Instruction
Begin at the first line of the data and copy each line through the one containing "Chart.register(...registerables);", that line included, with no pictures.
..............................
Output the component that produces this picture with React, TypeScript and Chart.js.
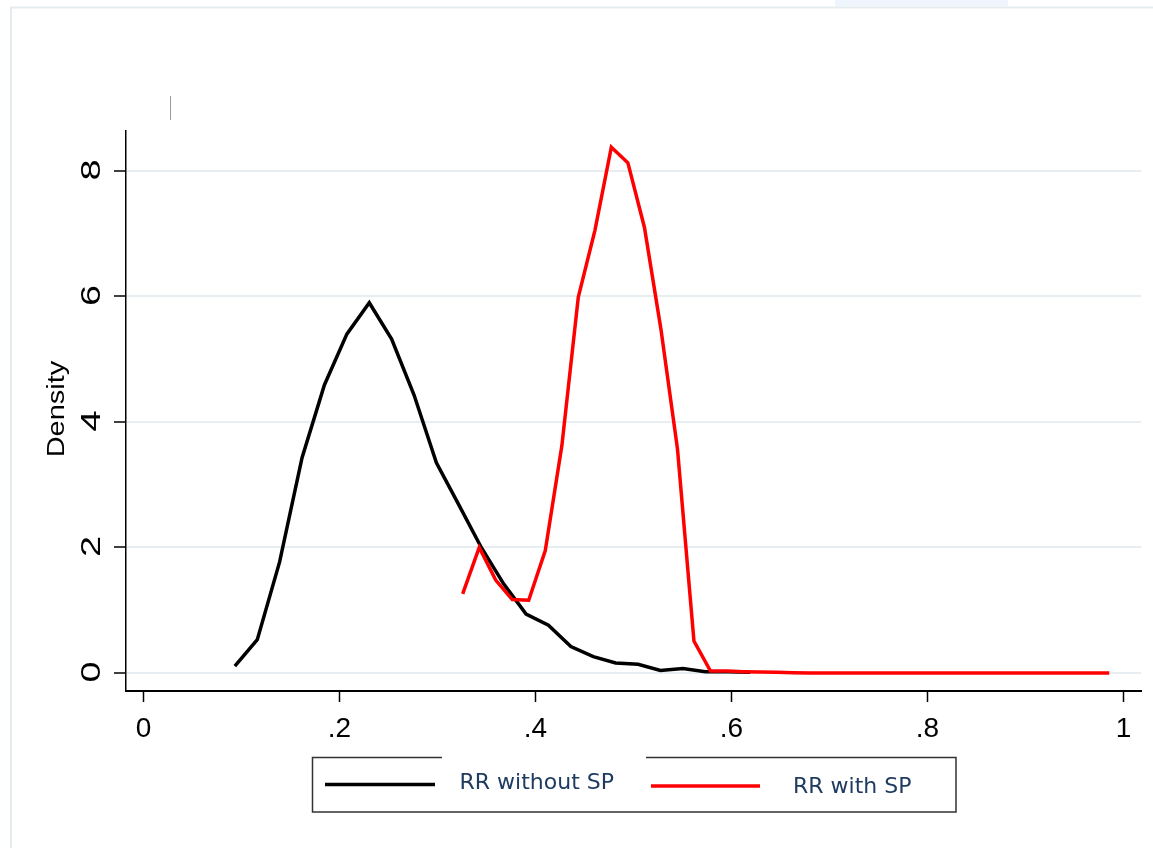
import React, { useEffect, useRef } from "react";
import { Chart, registerables } from "chart.js";

Chart.register(...registerables);

// ---- data ----
const xTicks = [0, 0.2, 0.4, 0.6, 0.8, 1];
const xTickLabels = ["0", ".2", ".4", ".6", ".8", "1"];
const yTicks = [0, 2, 4, 6, 8];
const yTickLabels = ["0", "2", "4", "6", "8"];
const yTitle = "Density";
const seriesNames = ["RR without SP", "RR with SP"];
const seriesColors = ["#000000", "#ff0000"];

const xBlack = [
  0.0932, 0.1161, 0.1389, 0.1618, 0.1846, 0.2075, 0.2304, 0.2532, 0.2761, 0.2989,
  0.3218, 0.3447, 0.3675, 0.3904, 0.4132, 0.4361, 0.459, 0.4818, 0.5047, 0.5275,
  0.5504, 0.5733, 0.5961, 0.619,
];
const yBlack = [
  0.11, 0.53, 1.77, 3.43, 4.59, 5.4, 5.9, 5.32, 4.43, 3.35,
  2.68, 2.0, 1.42, 0.94, 0.76, 0.42, 0.26, 0.16, 0.14, 0.04,
  0.07, 0.02, 0.02, 0.01,
];

const xRed = [
  0.3257, 0.3426, 0.3594, 0.3763, 0.3931, 0.41, 0.4269, 0.4437, 0.4606, 0.4774,
  0.4943, 0.5112, 0.528, 0.5449, 0.5617, 0.5786, 0.5955, 0.6123, 0.6292, 0.646,
  0.6629, 0.6798, 0.6966, 0.7135, 0.7303, 0.7472, 0.7641, 0.7809, 0.7978, 0.8146,
  0.8315, 0.8484, 0.8652, 0.8821, 0.8989, 0.9158, 0.9327, 0.9495, 0.9664, 0.9855,
];
const yRed = [
  1.26, 2.0, 1.48, 1.17, 1.16, 1.95, 3.62, 5.99, 7.05, 8.38,
  8.13, 7.1, 5.48, 3.57, 0.51, 0.03, 0.03, 0.02, 0.015, 0.01,
  0.005, 0, 0, 0, 0, 0, 0, 0, 0, 0,
  0, 0, 0, 0, 0, 0, 0, 0, 0, 0,
];

const toPoints = (xs: number[], ys: number[]) => xs.map((x, i) => ({ x, y: ys[i] }));

const W = 1153;
const H = 848;

const decorPlugin = {
  id: "stataDecor",
  beforeDraw(chart: any) {
    const ctx = chart.ctx;
    ctx.save();
    ctx.fillStyle = "#ffffff";
    ctx.fillRect(0, 0, W, H);
    // faint blob at top
    ctx.fillStyle = "#eef5fc";
    ctx.fillRect(835, 0, 173, 6);
    // outer frame
    ctx.strokeStyle = "#e4ecef";
    ctx.lineWidth = 2;
    ctx.beginPath();
    ctx.moveTo(11, H);
    ctx.lineTo(11, 7.5);
    ctx.lineTo(W, 7.5);
    ctx.stroke();
    // small gray mark
    ctx.strokeStyle = "#9a9a9a";
    ctx.lineWidth = 1;
    ctx.beginPath();
    ctx.moveTo(170.5, 96);
    ctx.lineTo(170.5, 120);
    ctx.stroke();
    ctx.restore();
  },
  afterDraw(chart: any) {
    const ctx = chart.ctx;
    const xs = chart.scales.x;
    const ys = chart.scales.y;
    const area = chart.chartArea;
    ctx.save();
    ctx.fillStyle = "#000";
    // x tick labels
    ctx.font = "28px 'Liberation Sans', Arial, sans-serif";
    ctx.textAlign = "center";
    ctx.textBaseline = "alphabetic";
    xTicks.forEach((v, i) => {
      ctx.fillText(xTickLabels[i], xs.getPixelForValue(v), area.bottom + 46);
    });
    // y tick labels (rotated)
    yTicks.forEach((v, i) => {
      const py = ys.getPixelForValue(v);
      ctx.save();
      ctx.translate(100, py - 1);
      ctx.rotate(-Math.PI / 2);
      ctx.scale(1.35, 1);
      ctx.fillText(yTickLabels[i], 0, 0);
      ctx.restore();
    });
    // y title
    ctx.font = "23px 'Liberation Sans', Arial, sans-serif";
    ctx.save();
    ctx.translate(64, 409);
    ctx.rotate(-Math.PI / 2);
    ctx.scale(1.26, 1);
    ctx.fillText(yTitle, 0, 0);
    ctx.restore();

    // legend box with gap in top border
    ctx.strokeStyle = "#333333";
    ctx.lineWidth = 1.5;
    ctx.beginPath();
    ctx.moveTo(442, 757.5);
    ctx.lineTo(312.5, 757.5);
    ctx.lineTo(312.5, 812);
    ctx.lineTo(956, 812);
    ctx.lineTo(956, 757.5);
    ctx.lineTo(646, 757.5);
    ctx.stroke();
    // legend keys
    ctx.lineWidth = 3.5;
    ctx.strokeStyle = seriesColors[0];
    ctx.beginPath();
    ctx.moveTo(325, 784.5);
    ctx.lineTo(435, 784.5);
    ctx.stroke();
    ctx.strokeStyle = seriesColors[1];
    ctx.beginPath();
    ctx.moveTo(651, 786);
    ctx.lineTo(760, 786);
    ctx.stroke();
    // legend labels
    ctx.fillStyle = "#1f3c60";
    ctx.font = "22px 'DejaVu Sans', Verdana, sans-serif";
    ctx.textAlign = "left";
    ctx.fillText(seriesNames[0], 459.5, 788.5);
    ctx.fillText(seriesNames[1], 793, 793);
    ctx.restore();
  },
};

export default function App() {
  const canvasRef = useRef<HTMLCanvasElement | null>(null);

  useEffect(() => {
    const canvas = canvasRef.current;
    if (!canvas) return;
    const chart = new Chart(canvas, {
      type: "line",
      data: {
        datasets: [
          {
            label: seriesNames[0],
            data: toPoints(xBlack, yBlack),
            borderColor: seriesColors[0],
            backgroundColor: seriesColors[0],
            borderWidth: 3.5,
            pointRadius: 0,
            tension: 0,
            fill: false,
            order: 2,
          },
          {
            label: seriesNames[1],
            data: toPoints(xRed, yRed),
            borderColor: seriesColors[1],
            backgroundColor: seriesColors[1],
            borderWidth: 3.5,
            pointRadius: 0,
            tension: 0,
            fill: false,
            order: 1,
          },
        ],
      },
      options: {
        animation: false,
        responsive: false,
        devicePixelRatio: 1,
        layout: { padding: { top: 131, right: 12, left: 0, bottom: 0 } },
        plugins: {
          legend: { display: false },
          title: { display: false },
          tooltip: { enabled: false },
        },
        scales: {
          x: {
            type: "linear",
            min: -0.01786,
            max: 1.0179,
            afterFit: (scale: any) => {
              scale.height = 157;
            },
            afterBuildTicks: (scale: any) => {
              scale.ticks = xTicks.map((v) => ({ value: v }));
            },
            ticks: { display: false },
            grid: {
              drawOnChartArea: false,
              drawTicks: true,
              tickLength: 11,
              tickColor: "#000",
              tickWidth: 1.5,
            },
            border: { display: true, color: "#000", width: 2 },
          },
          y: {
            type: "linear",
            min: -0.2869,
            max: 8.637,
            afterFit: (scale: any) => {
              scale.width = 126;
            },
            afterBuildTicks: (scale: any) => {
              scale.ticks = yTicks.map((v) => ({ value: v }));
            },
            ticks: { display: false },
            grid: {
              color: "#e6eef2",
              lineWidth: 2,
              drawTicks: true,
              tickLength: 12,
              tickColor: "#000",
              tickWidth: 1.5,
            },
            border: { display: true, color: "#000", width: 1.5 },
          },
        },
      },
      plugins: [decorPlugin],
    });
    return () => chart.destroy();
  }, []);

  return (
    <div
      style={{
        position: "fixed",
        left: 0,
        top: 0,
        width: W,
        height: H,
        background: "#fff",
        overflow: "hidden",
      }}
    >
      <canvas ref={canvasRef} width={W} height={H} style={{ width: W, height: H, display: "block" }} />
    </div>
  );
}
..............................
Final result
Output the component that produces this picture with React, TypeScript and Chart.js.
import React, { useEffect, useRef } from "react";
import { Chart, registerables } from "chart.js";

Chart.register(...registerables);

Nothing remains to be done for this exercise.